Quadrature Sampling of Parametric Models with Bi-fidelity Boosting
Nuojin Cheng, Osman Asif Malik, Yiming Xu, Stephen Becker, Alireza Doostan, Akil Narayan
TL;DR
This work tackles the costly task of building emulators for parametric maps in forward UQ by combining quadrature-based LS with a novel bi-fidelity boosting (BFB) framework. BFB uses a cheap low-fidelity model to identify an effective sketch and then applies that sketch to the expensive high-fidelity data, achieving a residual close to the ideal boosted solution with substantially fewer high-fidelity evaluations. The paper provides pre-asymptotic and asymptotic analyses, including optimality bounds and Gaussian-sketch correlation results, and validates the approach on synthetic and PDE datasets, showing meaningful reductions in data requirements and improved regression accuracy.

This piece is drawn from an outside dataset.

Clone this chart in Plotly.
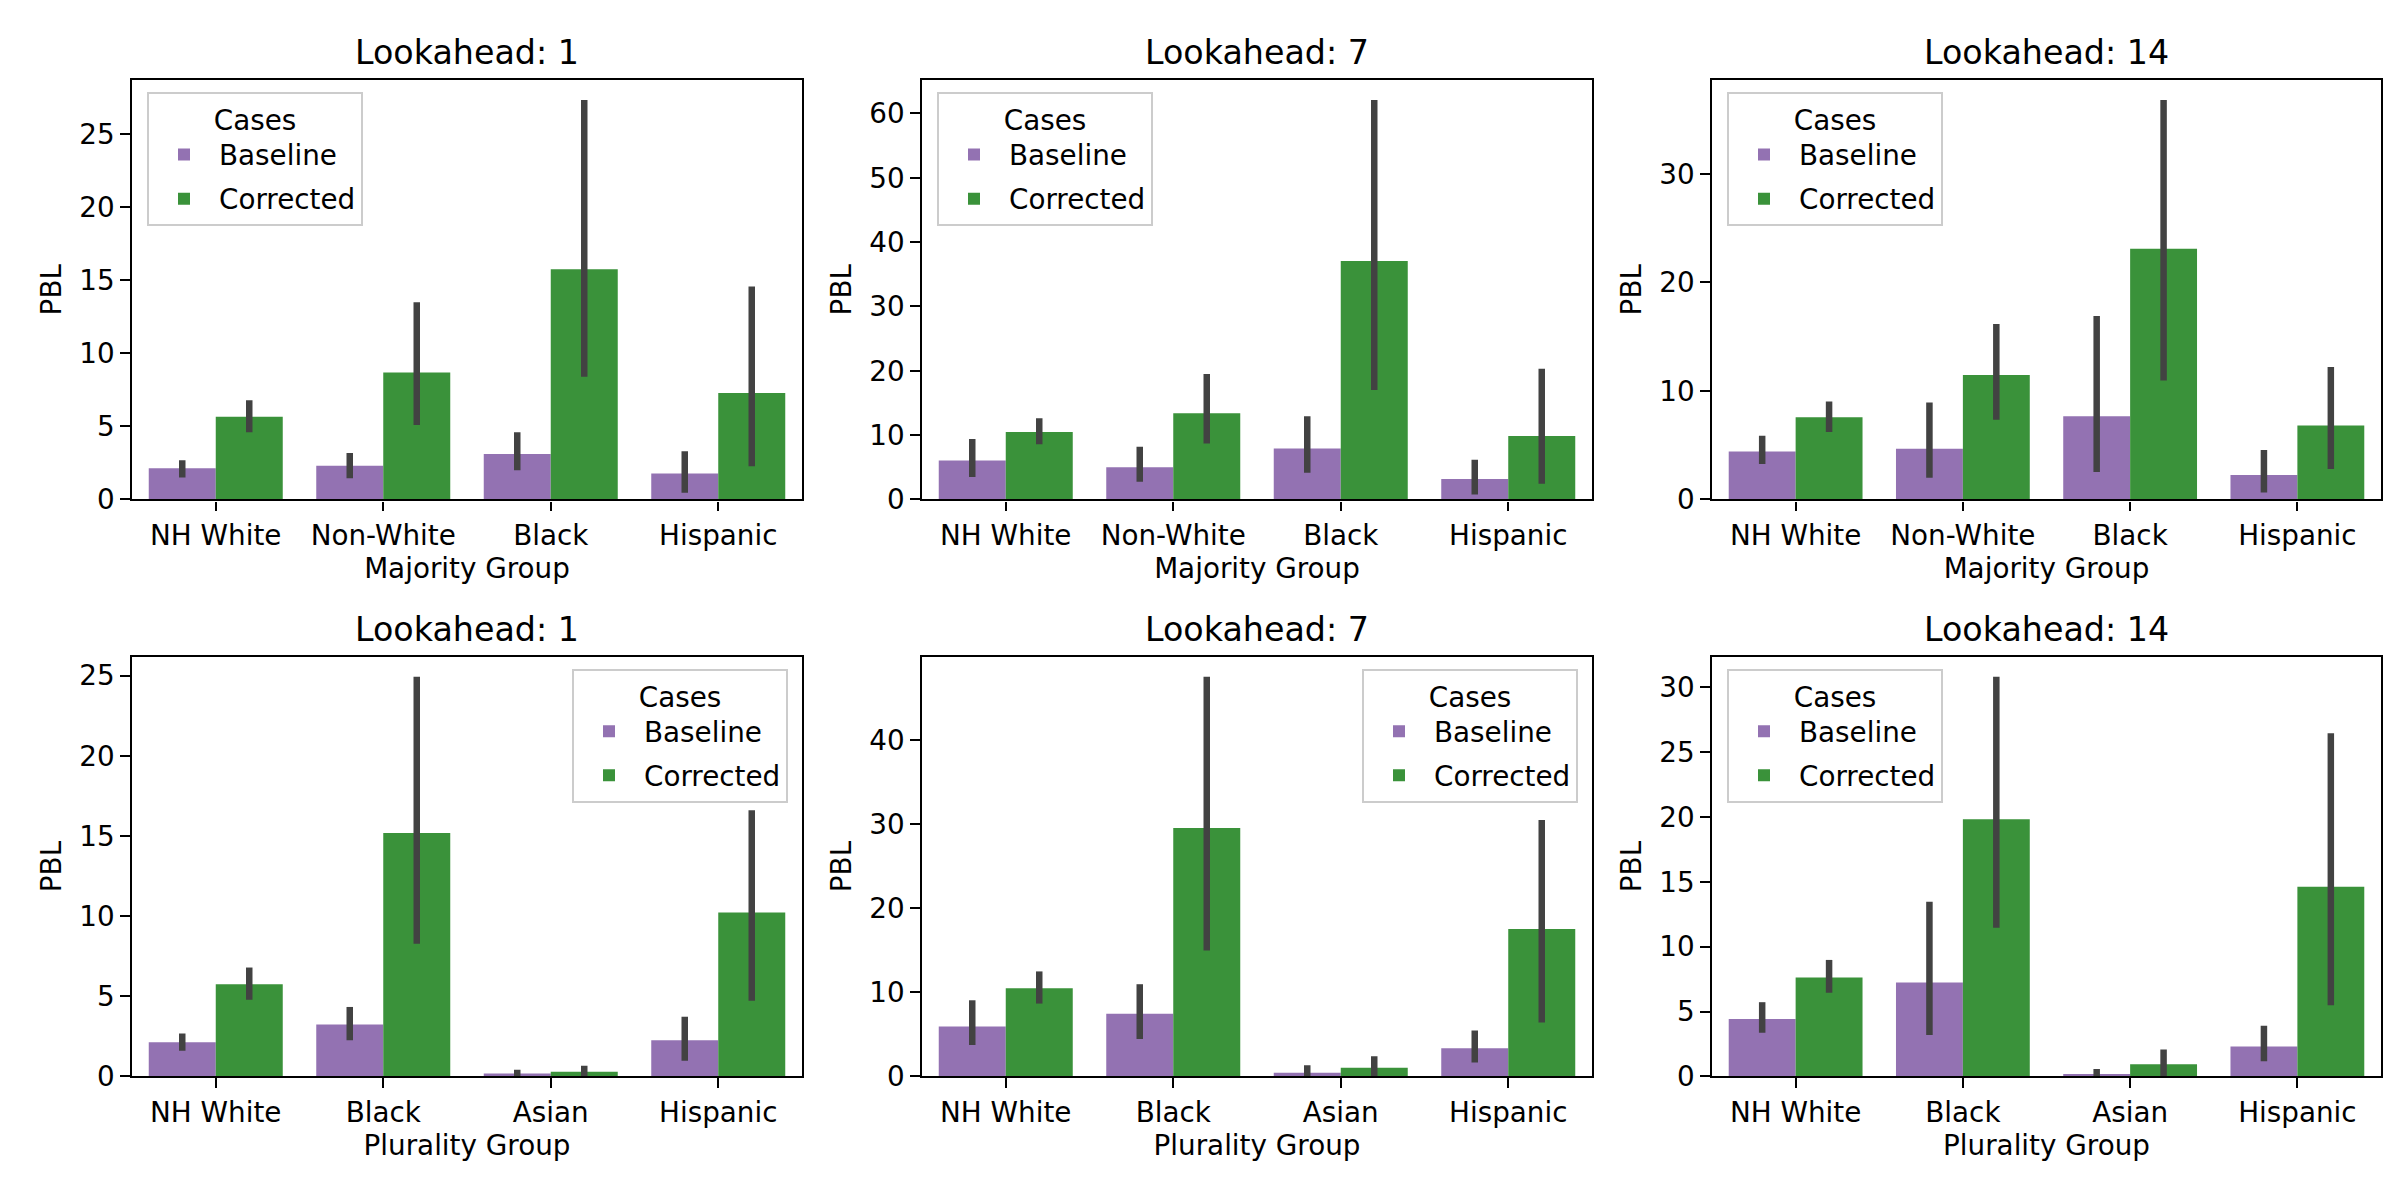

The results offer practical guidance on when boosting helps, governed by the correlation between low- and high-fidelity data, and establish connections to leverage-score and volume-based sketching techniques for efficient surrogate construction in PDE UQ workflows.
Abstract
Least squares regression is a ubiquitous tool for building emulators (a.k.a. surrogate models) of problems across science and engineering for purposes such as design space exploration and uncertainty quantification. When the regression data are generated using an experimental design process (e.g., a quadrature grid) involving computationally expensive models, or when the data size is large, sketching techniques have shown promise to reduce the cost of the construction of the regression model while ensuring accuracy comparable to that of the full data. However, random sketching strategies, such as those based on leverage scores, lead to regression errors that are random and may exhibit large variability. To mitigate this issue, we present a novel boosting approach that leverages cheaper, lower-fidelity data of the problem at hand to identify the best sketch among a set of candidate sketches. This in turn specifies the sketch of the intended high-fidelity model and the associated data. We provide theoretical analyses of this bi-fidelity boosting (BFB) approach and discuss the conditions the low- and high-fidelity data must satisfy for a successful boosting. In doing so, we derive a bound on the residual norm of the BFB sketched solution relating it to its ideal, but computationally expensive, high-fidelity boosted counterpart. Empirical results on both manufactured and PDE data corroborate the theoretical analyses and illustrate the efficacy of the BFB solution in reducing the regression error, as compared to the non-boosted solution.